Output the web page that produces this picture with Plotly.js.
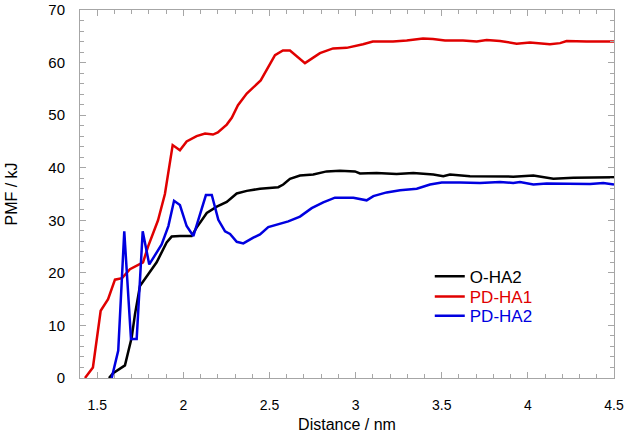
<!DOCTYPE html>
<html>
<head>
<meta charset="utf-8">
<script src="https://cdn.plot.ly/plotly-3.0.1.min.js"></script>
<style>html,body{margin:0;padding:0;background:#fff;}#chart{width:625px;height:439px;}</style>
</head>
<body>
<div id="chart"></div>
<script>
const seriesNames = ['O-HA2', 'PD-HA1', 'PD-HA2'];

const ohaX = [1.568,1.592,1.661,1.70,1.719,1.748,1.797,1.845,1.903,1.932,1.98,2.048,2.077,2.136,2.194,2.252,2.31,2.368,2.445,2.551,2.58,2.619,2.677,2.754,2.832,2.909,2.996,3.025,3.122,3.238,3.335,3.451,3.509,3.548,3.664,3.761,3.857,3.915,4.032,4.09,4.148,4.264,4.38,4.5];
const ohaY = [0,0.9,2.4,7.7,12.1,17.5,19.8,22,25.8,26.9,27,27,28.6,31.4,32.6,33.5,35.1,35.6,36.0,36.3,36.8,37.9,38.5,38.7,39.3,39.4,39.3,38.9,39.0,38.8,39.0,38.7,38.4,38.7,38.4,38.4,38.4,38.3,38.5,38.2,37.9,38.1,38.1,38.2];

const pd1X = [1.429,1.475,1.52,1.563,1.603,1.644,1.69,1.766,1.795,1.853,1.893,1.938,1.98,2.019,2.077,2.126,2.172,2.2,2.252,2.281,2.317,2.368,2.449,2.532,2.578,2.619,2.706,2.793,2.869,2.948,3.043,3.1,3.217,3.297,3.391,3.449,3.519,3.623,3.703,3.761,3.838,3.935,4.012,4.128,4.187,4.225,4.341,4.5];
const pd1Y = [0,2,12.8,15,18.7,19,20.7,22,25,30,35,44.3,43.3,45,46,46.5,46.3,46.7,48.2,49.5,51.9,54.1,56.6,61.4,62.3,62.3,59.9,61.8,62.7,62.8,63.5,64,64,64.2,64.6,64.5,64.2,64.2,64.0,64.3,64.1,63.6,63.8,63.5,63.7,64.1,64.0,64.0];

const pd2X = [1.584,1.622,1.657,1.696,1.729,1.764,1.802,1.874,1.913,1.946,1.98,2.019,2.058,2.097,2.131,2.165,2.203,2.242,2.271,2.31,2.348,2.406,2.445,2.493,2.542,2.609,2.677,2.745,2.812,2.88,2.987,3.064,3.103,3.18,3.258,3.355,3.432,3.5,3.606,3.722,3.838,3.915,3.954,4.032,4.109,4.225,4.361,4.438,4.5];
const pd2Y = [0,5.2,27.9,7.4,7.4,27.9,21.6,25.4,28.9,33.7,32.9,28.9,27,31,34.8,34.8,30.1,27.9,27.4,25.9,25.6,26.7,27.3,28.7,29.2,29.8,30.7,32.3,33.4,34.3,34.3,33.8,34.6,35.3,35.7,36.0,36.8,37.2,37.2,37.1,37.3,37.1,37.3,36.8,37.0,37.0,36.9,37.1,36.8];

const xTickVals = [1.5, 2, 2.5, 3, 3.5, 4, 4.5];
const yTickVals = [0, 10, 20, 30, 40, 50, 60, 70];

const colors = ['#000000', '#e00000', '#0000e0'];
const xs = [ohaX, pd1X, pd2X];
const ys = [ohaY, pd1Y, pd2Y];
const legendIds = ['legend', 'legend2', 'legend3'];
const legendY = [0.275, 0.220, 0.168];

const traces = seriesNames.map((n, i) => ({
  x: xs[i], y: ys[i], type: 'scatter', mode: 'lines',
  name: '<span style="color:' + colors[i] + '">' + n + '</span>',
  legend: legendIds[i],
  line: {color: colors[i], width: 2.5}
}));

const axisCommon = {
  showline: true, linecolor: '#a6a6a6', linewidth: 1, mirror: 'ticks',
  ticks: 'inside', ticklen: 6, tickcolor: '#a6a6a6', tickwidth: 1,
  showgrid: false, zeroline: false, ticklabeloverflow: 'allow'
};

const layout = {
  width: 625, height: 439,
  margin: {l: 80, r: 11, t: 10, b: 61},
  paper_bgcolor: '#fff', plot_bgcolor: '#fff',
  font: {family: 'Liberation Sans, Arial, sans-serif', color: '#000'},
  showlegend: true,
  xaxis: Object.assign({}, axisCommon, {
    range: [1.4, 4.5], tickvals: xTickVals, ticktext: xTickVals.map(String),
    tickfont: {family: 'Liberation Sans, Arial, sans-serif', size: 14, color: '#000'},
    minor: {dtick: 0.1, tick0: 1.4, ticks: 'inside', ticklen: 4, tickcolor: '#a6a6a6'},
    ticklabelstandoff: 14,
    title: {text: 'Distance / nm', font: {size: 16}, standoff: 7}
  }),
  yaxis: Object.assign({}, axisCommon, {
    range: [0, 70], tickvals: yTickVals, ticktext: yTickVals.map(String),
    tickfont: {family: 'Liberation Sans, Arial, sans-serif', size: 15, color: '#000'},
    minor: {dtick: 2, ticks: 'inside', ticklen: 4, tickcolor: '#a6a6a6'},
    ticklabelstandoff: 11,
    title: {text: 'PMF / kJ', font: {size: 16}, standoff: 26}
  })
};
legendIds.forEach((id, i) => {
  layout[id] = {x: 0.655, y: legendY[i], xanchor: 'left', yanchor: 'middle',
    bgcolor: 'rgba(0,0,0,0)', font: {size: 17}, itemwidth: 30};
});

Plotly.newPlot('chart', traces, layout, {displayModeBar: false, staticPlot: true});
</script>
</body>
</html>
-- -- --
» **EXERCISE DETAILS**: Copy out all the data without changing anything, and drop the pictures.

» **THE REPLY**:
Output the web page that produces this picture with Plotly.js.
<!DOCTYPE html>
<html>
<head>
<meta charset="utf-8">
<script src="https://cdn.plot.ly/plotly-3.0.1.min.js"></script>
<style>html,body{margin:0;padding:0;background:#fff;}#chart{width:625px;height:439px;}</style>
</head>
<body>
<div id="chart"></div>
<script>
const seriesNames = ['O-HA2', 'PD-HA1', 'PD-HA2'];

const ohaX = [1.568,1.592,1.661,1.70,1.719,1.748,1.797,1.845,1.903,1.932,1.98,2.048,2.077,2.136,2.194,2.252,2.31,2.368,2.445,2.551,2.58,2.619,2.677,2.754,2.832,2.909,2.996,3.025,3.122,3.238,3.335,3.451,3.509,3.548,3.664,3.761,3.857,3.915,4.032,4.09,4.148,4.264,4.38,4.5];
const ohaY = [0,0.9,2.4,7.7,12.1,17.5,19.8,22,25.8,26.9,27,27,28.6,31.4,32.6,33.5,35.1,35.6,36.0,36.3,36.8,37.9,38.5,38.7,39.3,39.4,39.3,38.9,39.0,38.8,39.0,38.7,38.4,38.7,38.4,38.4,38.4,38.3,38.5,38.2,37.9,38.1,38.1,38.2];

const pd1X = [1.429,1.475,1.52,1.563,1.603,1.644,1.69,1.766,1.795,1.853,1.893,1.938,1.98,2.019,2.077,2.126,2.172,2.2,2.252,2.281,2.317,2.368,2.449,2.532,2.578,2.619,2.706,2.793,2.869,2.948,3.043,3.1,3.217,3.297,3.391,3.449,3.519,3.623,3.703,3.761,3.838,3.935,4.012,4.128,4.187,4.225,4.341,4.5];
const pd1Y = [0,2,12.8,15,18.7,19,20.7,22,25,30,35,44.3,43.3,45,46,46.5,46.3,46.7,48.2,49.5,51.9,54.1,56.6,61.4,62.3,62.3,59.9,61.8,62.7,62.8,63.5,64,64,64.2,64.6,64.5,64.2,64.2,64.0,64.3,64.1,63.6,63.8,63.5,63.7,64.1,64.0,64.0];

const pd2X = [1.584,1.622,1.657,1.696,1.729,1.764,1.802,1.874,1.913,1.946,1.98,2.019,2.058,2.097,2.131,2.165,2.203,2.242,2.271,2.31,2.348,2.406,2.445,2.493,2.542,2.609,2.677,2.745,2.812,2.88,2.987,3.064,3.103,3.18,3.258,3.355,3.432,3.5,3.606,3.722,3.838,3.915,3.954,4.032,4.109,4.225,4.361,4.438,4.5];
const pd2Y = [0,5.2,27.9,7.4,7.4,27.9,21.6,25.4,28.9,33.7,32.9,28.9,27,31,34.8,34.8,30.1,27.9,27.4,25.9,25.6,26.7,27.3,28.7,29.2,29.8,30.7,32.3,33.4,34.3,34.3,33.8,34.6,35.3,35.7,36.0,36.8,37.2,37.2,37.1,37.3,37.1,37.3,36.8,37.0,37.0,36.9,37.1,36.8];

const xTickVals = [1.5, 2, 2.5, 3, 3.5, 4, 4.5];
const yTickVals = [0, 10, 20, 30, 40, 50, 60, 70];

const colors = ['#000000', '#e00000', '#0000e0'];
const xs = [ohaX, pd1X, pd2X];
const ys = [ohaY, pd1Y, pd2Y];
const legendIds = ['legend', 'legend2', 'legend3'];
const legendY = [0.275, 0.220, 0.168];

const traces = seriesNames.map((n, i) => ({
  x: xs[i], y: ys[i], type: 'scatter', mode: 'lines',
  name: '<span style="color:' + colors[i] + '">' + n + '</span>',
  legend: legendIds[i],
  line: {color: colors[i], width: 2.5}
}));

const axisCommon = {
  showline: true, linecolor: '#a6a6a6', linewidth: 1, mirror: 'ticks',
  ticks: 'inside', ticklen: 6, tickcolor: '#a6a6a6', tickwidth: 1,
  showgrid: false, zeroline: false, ticklabeloverflow: 'allow'
};

const layout = {
  width: 625, height: 439,
  margin: {l: 80, r: 11, t: 10, b: 61},
  paper_bgcolor: '#fff', plot_bgcolor: '#fff',
  font: {family: 'Liberation Sans, Arial, sans-serif', color: '#000'},
  showlegend: true,
  xaxis: Object.assign({}, axisCommon, {
    range: [1.4, 4.5], tickvals: xTickVals, ticktext: xTickVals.map(String),
    tickfont: {family: 'Liberation Sans, Arial, sans-serif', size: 14, color: '#000'},
    minor: {dtick: 0.1, tick0: 1.4, ticks: 'inside', ticklen: 4, tickcolor: '#a6a6a6'},
    ticklabelstandoff: 14,
    title: {text: 'Distance / nm', font: {size: 16}, standoff: 7}
  }),
  yaxis: Object.assign({}, axisCommon, {
    range: [0, 70], tickvals: yTickVals, ticktext: yTickVals.map(String),
    tickfont: {family: 'Liberation Sans, Arial, sans-serif', size: 15, color: '#000'},
    minor: {dtick: 2, ticks: 'inside', ticklen: 4, tickcolor: '#a6a6a6'},
    ticklabelstandoff: 11,
    title: {text: 'PMF / kJ', font: {size: 16}, standoff: 26}
  })
};
legendIds.forEach((id, i) => {
  layout[id] = {x: 0.655, y: legendY[i], xanchor: 'left', yanchor: 'middle',
    bgcolor: 'rgba(0,0,0,0)', font: {size: 17}, itemwidth: 30};
});

Plotly.newPlot('chart', traces, layout, {displayModeBar: false, staticPlot: true});
</script>
</body>
</html>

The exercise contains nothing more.